In particular, Reyes is referencing Costantino Nivolas sculpture Man of Peace (Hombre de Paz), created by the Sardinian artist in 1968 for the Ruta de la Amistad, a monumental complex comprising 19 sculptures by international artists called to collaborate on the occasion of the Olympics of Mexico City. Located a short distance from Gonzalo Fonseca's Torres de Los Vientos, built on the same event and transformed by Reyes into an independent creative space from 1996 to 2002, Nivola's sculpture has been a significant presence over the years both from a conceptual and stylistic point of view. The spirit of Man of Peace, with his arm raised "in protest and warning against the wickedness of warlike governments, as Nivola wrote, revives in a large wooden sculpture by Reyes, Statua di Pace. With its androgynous shapes and raising a dove-hand to the sky, it is an homage to Nivola and those artists, from Picasso to Le Corbusier to Niemeyer, who measured themselves against this symbol as simple as it is powerful.
In the ancient washhouse of Orani, now home to the temporary exhibitions of the Museo Nivola, the mushroom cloud and the hand-dove contrast with each other as symbols of the fears and hopes of humanity.
The project is completed by a series of posters of Artists Against the Bomb, a global campaign promoted by Reyes and still in progress. Inside the museum and on the streets of Orani it will be possible to see the prints of Monica Bonvicini, Mónica de la Torre, Harrell Fletcher, Tsubasa Kato, Santiago Sierra e Abi Tariqi. These works reflect on our renewed collective fear and document the contribution of the creative community to nuclear disarmament.
The exhibition's opening, at 10.30 a.m, is part of the European Heritage Days, a joint action of the Council of Europe and the European Commission celebrating cultural heritage to promote wellbeing, tolerance, and peace.
On the 24th, Pedro Reyes will present the project in dialog with the museum director Luca Cheri during the opening day of Contemporanea - Sculptures and Places, the first of a series of international symposia on contemporary art and culture organized by Fondazione di Sardegna in Tortolì, Sardinia.
The exhibition is accompanied by the book Pedro Reyes. Zero Armi Nucleari, edited by Giuliana Altea, Antonella Camarda, and Luca Cheri, and published by Allemandi.

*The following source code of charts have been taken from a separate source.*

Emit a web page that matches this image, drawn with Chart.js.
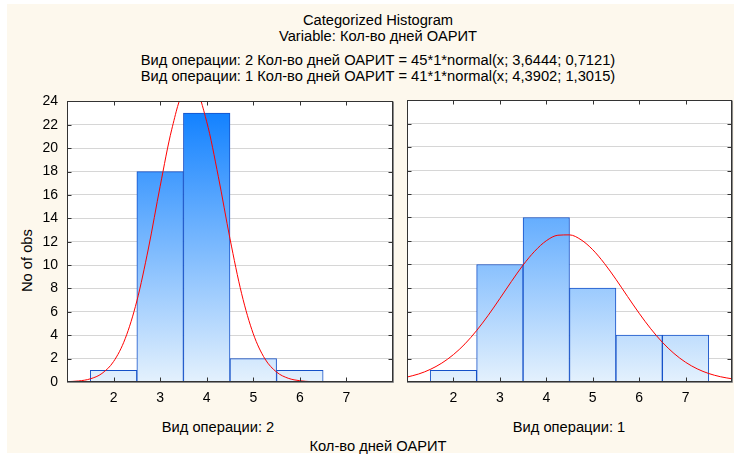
<!DOCTYPE html>
<html>
<head>
<meta charset="utf-8">
<script src="https://cdn.jsdelivr.net/npm/chart.js@4.4.1/dist/chart.umd.min.js"></script>
<style>
  body { margin: 0; background: #fff; width: 734px; height: 457px; overflow: hidden; position: relative; font-family: "Liberation Sans", Arial, sans-serif; }
  #bg { position: absolute; left: 7px; top: 4px; width: 727px; height: 449px; background: #fdf8ed; }
  .t { position: absolute; font-size: 14.7px; line-height: 16px; white-space: nowrap; color: #000; text-align: center; }
  canvas { position: absolute; }
</style>
</head>
<body>
<div id="bg"></div>
<div class="t" style="left:78px;width:600px;top:12px">Categorized Histogram</div>
<div class="t" style="left:78px;width:600px;top:28px">Variable: Кол-во дней ОАРИТ</div>
<div class="t" style="left:78px;width:600px;top:52px">Вид операции: 2 Кол-во дней ОАРИТ = 45*1*normal(x; 3,6444; 0,7121)</div>
<div class="t" style="left:78px;width:600px;top:68px">Вид операции: 1 Кол-во дней ОАРИТ = 41*1*normal(x; 4,3902; 1,3015)</div>
<div class="t" style="left:-3px;width:60px;top:254px;transform:rotate(-90deg)">No of obs</div>
<div class="t" style="left:118px;width:200px;top:419px">Вид операции: 2</div>
<div class="t" style="left:469px;width:200px;top:419px">Вид операции: 1</div>
<div class="t" style="left:278px;width:200px;top:438px">Кол-во дней ОАРИТ</div>

<canvas id="c1" style="left:7px;top:84px;width:393px;height:326px" width="393" height="326"></canvas>
<canvas id="c2" style="left:400px;top:90px;width:334px;height:320px" width="334" height="320"></canvas>

<script>
// bins of "Кол-во дней ОАРИТ"
const bins = [2, 3, 4, 5, 6, 7];
const countsOp2 = [1, 18, 23, 2, 1, 0];
const countsOp1 = [1, 10, 14, 8, 4, 4];

// fitted normal curves
const curveX = [1, 1.25, 1.5, 1.75, 2, 2.25, 2.5, 2.75, 3, 3.25, 3.5, 3.75, 4, 4.25, 4.5,
  4.75, 5, 5.25, 5.5, 5.75, 6, 6.25, 6.5, 6.75, 7, 7.25, 7.5, 7.75, 8];
const curveOp2 = [0.03, 0.09, 0.27, 0.73, 1.75, 3.71, 6.93, 11.46, 16.74, 21.62, 24.7, 24.94, 22.26, 17.56, 12.25,
  7.55, 4.12, 1.98, 0.85, 0.32, 0.11, 0.03, 0.01, 0, 0, 0, 0, 0, 0];
const curveOp1 = [0.42, 0.68, 1.07, 1.61, 2.33, 3.25, 4.38, 5.68, 7.1, 8.56, 9.95, 11.13, 12.02, 12.49, 12.52,
  12.1, 11.26, 10.1, 8.74, 7.28, 5.85, 4.53, 3.38, 2.43, 1.68, 1.12, 0.72, 0.45, 0.27];

const xTicks = [2, 3, 4, 5, 6, 7];
const xMin = 1, xMax = 8;
const yMin = 0, yMax = 24, yStep = 2;

Chart.defaults.font.family = '"Liberation Sans", Arial, sans-serif';
Chart.defaults.font.size = 14;
Chart.defaults.color = "#000";

function barFill(ctx){
  const area = ctx.chart.chartArea;
  if(!area) return "#6ab0ff";
  const g = ctx.chart.ctx.createLinearGradient(0, area.top, 0, area.bottom);
  g.addColorStop(0, "#0a7dff");
  g.addColorStop(1, "#e4f1fd");
  return g;
}

const frame = {
  id: "frame",
  beforeDraw(chart){
    const { ctx, chartArea: a } = chart;
    ctx.save();
    ctx.fillStyle = "#fff";
    ctx.fillRect(a.left, a.top, a.right - a.left, a.bottom - a.top);
    ctx.restore();
  },
  afterDraw(chart){
    const { ctx, chartArea: a, scales: { x, y } } = chart;
    const L = Math.round(a.left) + 0.5, R = Math.round(a.right) - 0.5;
    const T = Math.round(a.top) + 0.5, B = Math.round(a.bottom) - 0.5;
    ctx.save();
    ctx.strokeStyle = "#333";
    ctx.lineWidth = 1;
    ctx.beginPath();
    y.ticks.forEach(t => {
      const py = Math.round(y.getPixelForValue(t.value)) + 0.5;
      ctx.moveTo(L, py); ctx.lineTo(L + 4, py);
      ctx.moveTo(R, py); ctx.lineTo(R - 4, py);
    });
    x.ticks.forEach(t => {
      const px = Math.round(x.getPixelForValue(t.value)) + 0.5;
      ctx.moveTo(px, T); ctx.lineTo(px, T + 4);
      ctx.moveTo(px, B); ctx.lineTo(px, B - 4);
    });
    ctx.stroke();
    ctx.strokeRect(L, T, R - L, B - T);
    ctx.strokeStyle = "#8a8a8a";
    ctx.beginPath();
    ctx.moveTo(R + 1, T); ctx.lineTo(R + 1, B + 1);
    ctx.moveTo(L, B + 1); ctx.lineTo(R + 1, B + 1);
    ctx.stroke();
    ctx.restore();
  }
};

function makeChart(id, counts, curve, showY){
  return new Chart(document.getElementById(id), {
    type: "bar",
    data: {
      datasets: [
        {
          type: "line",
          data: curveX.map((v, i) => ({ x: v, y: curve[i] })),
          borderColor: "#ff0000",
          borderWidth: 1,
          pointRadius: 0,
          cubicInterpolationMode: "monotone",
          order: 0
        },
        {
          data: bins.map((v, i) => ({ x: v, y: counts[i] })),
          backgroundColor: barFill,
          borderColor: "#1450c8",
          borderWidth: 1,
          barPercentage: 1,
          categoryPercentage: 1,
          order: 1
        }
      ]
    },
    options: {
      responsive: false,
      animation: false,
      events: [],
      layout: { padding: showY ? { top: 4, right: 7, left: 0, bottom: 0 } : { top: 10, right: 2, left: 7, bottom: 0 } },
      plugins: { legend: { display: false }, tooltip: { enabled: false } },
      scales: {
        x: {
          type: "linear",
          min: xMin, max: xMax,
          offset: false,
          afterBuildTicks: s => { s.ticks = xTicks.map(v => ({ value: v })); },
          afterFit: s => { s.height = 28; },
          grid: { display: false, drawTicks: false },
          border: { display: false },
          ticks: { padding: 8, maxRotation: 0 }
        },
        y: {
          min: yMin, max: yMax,
          afterFit: s => { s.width = showY ? 60 : 0; },
          grid: { color: "#d6d6d6", lineWidth: 1, drawTicks: false },
          border: { display: false },
          ticks: { display: showY, stepSize: yStep, padding: 9 }
        }
      }
    },
    plugins: [frame]
  });
}

makeChart("c1", countsOp2, curveOp2, true);
makeChart("c2", countsOp1, curveOp1, false);
</script>
</body>
</html>
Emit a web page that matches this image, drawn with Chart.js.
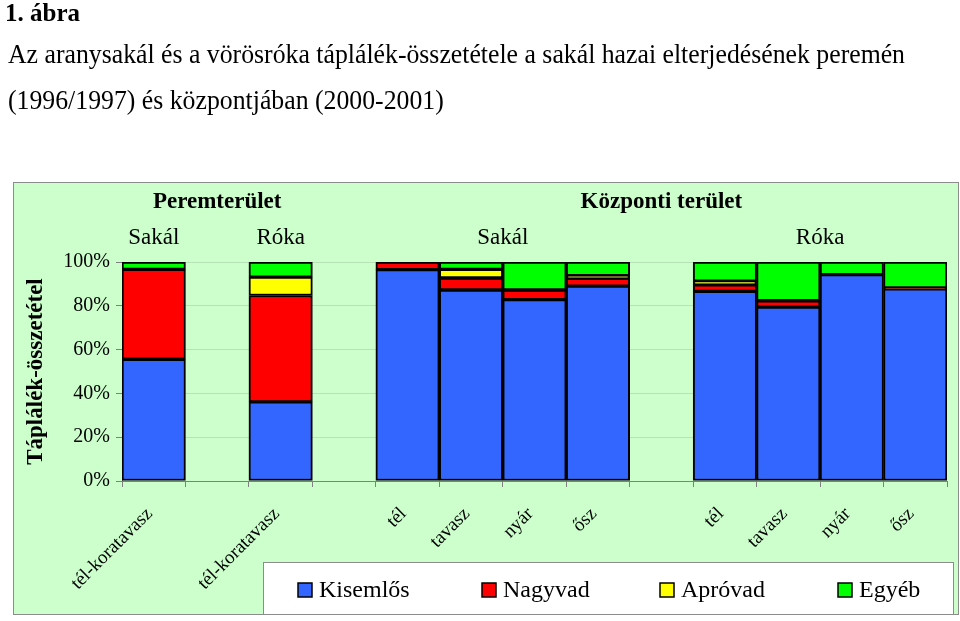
<!DOCTYPE html>
<html>
<head>
<meta charset="utf-8">
<script src="https://cdn.jsdelivr.net/npm/chart.js@4/dist/chart.umd.min.js"></script>
<style>
  html, body { margin: 0; padding: 0; background: #fff; }
</style>
</head>
<body>
<canvas id="foodChart" width="960" height="621"></canvas>
<script>
// Táplálék-összetétel - aranysakál és vörösróka

const categories = ['tél-koratavasz', '', 'tél-koratavasz', '', 'tél', 'tavasz', 'nyár', 'ősz', '', 'tél', 'tavasz', 'nyár', 'ősz'];
const kisemlos = [55.6, null, 36.1, null, 96.5, 87.2, 82.8, 89.0, null, 86.6, 79.4, 94.2, 87.8];
const nagyvad  = [41.0, null, 48.6, null, 3.5, 5.5, 4.4, 3.5, null, 3.0, 2.9, null, 0.4];
const aprovad  = [null, null, 8.4, null, null, 3.9, null, 1.3, null, 1.7, null, null, null];
const egyeb    = [3.4, null, 6.9, null, null, 3.4, 12.8, 6.2, null, 8.7, 17.7, 5.8, 11.8];
const yTicks = [0, 20, 40, 60, 80, 100];

const serif = '"Liberation Serif", "Times New Roman", serif';

// Group headings above the bars: [label, first category, last category]
const regions = [['Peremterület', 0, 2], ['Központi terület', 4, 12]];
const species = [['Sakál', 0, 0], ['Róka', 2, 2], ['Sakál', 4, 7], ['Róka', 9, 12]];

const frame = { left: 13, top: 182, right: 958, bottom: 614 };
const legendBox = { left: 263, top: 562, right: 953, bottom: 614 };
const legendItemX = [298, 482, 660, 838];

const decorPlugin = {
    id: 'decor',
    beforeDraw(chart) {
        const ctx = chart.ctx;
        ctx.save();
        ctx.fillStyle = '#fff';
        ctx.fillRect(0, 0, chart.width, chart.height);

        // Headline (the original uses a narrow Times, so squeeze it)
        ctx.fillStyle = '#000';
        ctx.textBaseline = 'alphabetic';
        ctx.textAlign = 'left';
        ctx.font = 'bold 25px ' + serif;
        ctx.fillText('1. ábra', 5, 21, 76);
        ctx.font = '27px ' + serif;
        const line1 = 'Az aranysakál és a vörösróka táplálék-összetétele a sakál hazai elterjedésének peremén';
        const line2 = '(1996/1997) és központjában (2000-2001)';
        const squeeze = 897 / ctx.measureText(line1).width;
        ctx.fillText(line1, 8, 63, 897);
        ctx.fillText(line2, 8, 109, ctx.measureText(line2).width * squeeze);

        // Chart frame
        ctx.fillStyle = '#ccffcc';
        ctx.fillRect(frame.left, frame.top, frame.right - frame.left, frame.bottom - frame.top);
        ctx.strokeStyle = '#8c8c8c';
        ctx.lineWidth = 1;
        ctx.strokeRect(frame.left + 0.5, frame.top + 0.5, frame.right - frame.left, frame.bottom - frame.top);
        ctx.restore();
    },
    afterDraw(chart) {
        const ctx = chart.ctx;
        const x = chart.scales.x;
        ctx.save();
        ctx.fillStyle = '#000';
        ctx.textAlign = 'center';
        ctx.textBaseline = 'alphabetic';

        ctx.font = 'bold 23px ' + serif;
        regions.forEach(r => {
            const cx = (x.getPixelForValue(r[1]) + x.getPixelForValue(r[2])) / 2;
            ctx.fillText(r[0], cx, 208);
        });
        ctx.font = '23px ' + serif;
        species.forEach(s => {
            const cx = (x.getPixelForValue(s[1]) + x.getPixelForValue(s[2])) / 2;
            ctx.fillText(s[0], cx, 244);
        });

        // Legend
        ctx.fillStyle = '#fff';
        ctx.fillRect(legendBox.left, legendBox.top, legendBox.right - legendBox.left, legendBox.bottom - legendBox.top);
        ctx.strokeStyle = '#8c8c8c';
        ctx.lineWidth = 1;
        ctx.strokeRect(legendBox.left + 0.5, legendBox.top + 0.5, legendBox.right - legendBox.left, legendBox.bottom - legendBox.top);

        ctx.textAlign = 'left';
        ctx.textBaseline = 'middle';
        ctx.font = '24px ' + serif;
        chart.data.datasets.forEach((ds, i) => {
            const bx = legendItemX[i];
            const cy = 590;
            ctx.fillStyle = ds.backgroundColor;
            ctx.fillRect(bx, cy - 7, 14, 14);
            ctx.strokeStyle = '#000';
            ctx.lineWidth = 1.5;
            ctx.strokeRect(bx, cy - 7, 14, 14);
            ctx.fillStyle = '#000';
            ctx.fillText(ds.label, bx + 21, cy + 1);
        });
        ctx.restore();
    }
};

function makeDataset(label, values, color) {
    return {
        label: label,
        data: values,
        backgroundColor: color,
        borderColor: '#000',
        borderWidth: 2,
        borderSkipped: false,
        barPercentage: 1,
        categoryPercentage: 1
    };
}

const ctx = document.getElementById('foodChart');

window.foodChart = new Chart(ctx.getContext('2d'), {
    type: 'bar',
    data: {
        labels: categories,
        datasets: [
            makeDataset('Kisemlős', kisemlos, '#3366ff'),
            makeDataset('Nagyvad', nagyvad, '#ff0000'),
            makeDataset('Apróvad', aprovad, '#ffff00'),
            makeDataset('Egyéb', egyeb, '#00ff00')
        ]
    },
    options: {
        responsive: false,
        animation: false,
        devicePixelRatio: 1,
        layout: {
            padding: { left: 0, top: 262, right: 13, bottom: 0 }
        },
        plugins: {
            legend: { display: false },
            tooltip: { enabled: false }
        },
        scales: {
            x: {
                stacked: true,
                offset: true,
                grid: {
                    offset: true,
                    drawOnChartArea: false,
                    tickLength: 6,
                    tickColor: '#808080'
                },
                border: { color: '#808080', width: 1 },
                ticks: {
                    color: '#000',
                    font: { family: serif, size: 19 },
                    maxRotation: 45,
                    minRotation: 45,
                    autoSkip: false,
                    padding: 16,
                    labelOffset: -4
                },
                afterFit: function(scale) { scale.height = 140; }
            },
            y: {
                stacked: true,
                min: 0,
                max: 100,
                afterBuildTicks: function(scale) {
                    scale.ticks = yTicks.map(v => ({ value: v }));
                },
                grid: {
                    color: '#b5e3b5',
                    tickColor: '#808080',
                    tickLength: 6
                },
                border: { color: '#808080', width: 1 },
                ticks: {
                    color: '#000',
                    font: { family: serif, size: 20 },
                    padding: 6,
                    callback: function(value) { return value + '%'; }
                },
                title: {
                    display: true,
                    text: 'Táplálék-összetétel',
                    color: '#000',
                    font: { family: serif, size: 23, weight: 'bold' },
                    padding: { top: 22, bottom: 0 }
                },
                afterFit: function(scale) { scale.width = 122; }
            }
        }
    },
    plugins: [decorPlugin]
});
</script>
</body>
</html>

Pedro Reyes (Mexico City, 1972) lives and works in Mexico City. He has established himself internationally with his large-scale projects that address social and political issues through different media such as sculpture, performance, video, and activism. Reyes explores how change can be encouraged through communication, creativity, happiness, and humor, often in collaboration with associations and institutions. In recent years Reyes has dedicated himself to sculpture, with works in volcanic stone, marble, bronze, and steel that look at modernism and ancient South American cultures in a variety ranging from the intimate to the monumental, from the ancient to the modern, from the sacred to functional. He has had solo shows in MARTa Herford, Herford, Germany (2022); Museum of Contemporary Art of Monterrey, Monterrey, Mexico (2022); Museum Tinguely, Basel, Switzerland (2020); SCAD, Georgia, USA (2019); Creative Time, New York, USA (2016); Dallas Contemporary, TX, USA (2016); La Tallera, Cuernavaca, Mexico (2016); Hammer Museum, Los Angeles, CA, USA (2015); ICA, Miami, FL, USA (2014); The Power Plant, Toronto, Canada (2014); Walker Art Center, Minneapolis, MN, USA (2011); Guggenheim Museum, New York, NY, USA (2011); CCA Kitakyushu, Japan (2009); Bass Museum, Miami, FL, USA (2008;) and San Francisco Art Institute, CA, USA (2008). He has also taken part in numerous group exhibitions, including Beijing Biennale, China (2014); dOCUMENTA (13), Kassel, Germany (2012); Liverpool Biennial, UK (2012); Gwangju Biennial, South Korea (2012); Lyon Biennale, France (2009); and the 50th Venice Biennale (2003). In 2016 he was the first Dasha Zhukova Distinguished Visiting Artist at the MIT Center for Art, Science & Technology (CAST) of the Massachusetts Institute of Technology in Cambridge, Massachusetts.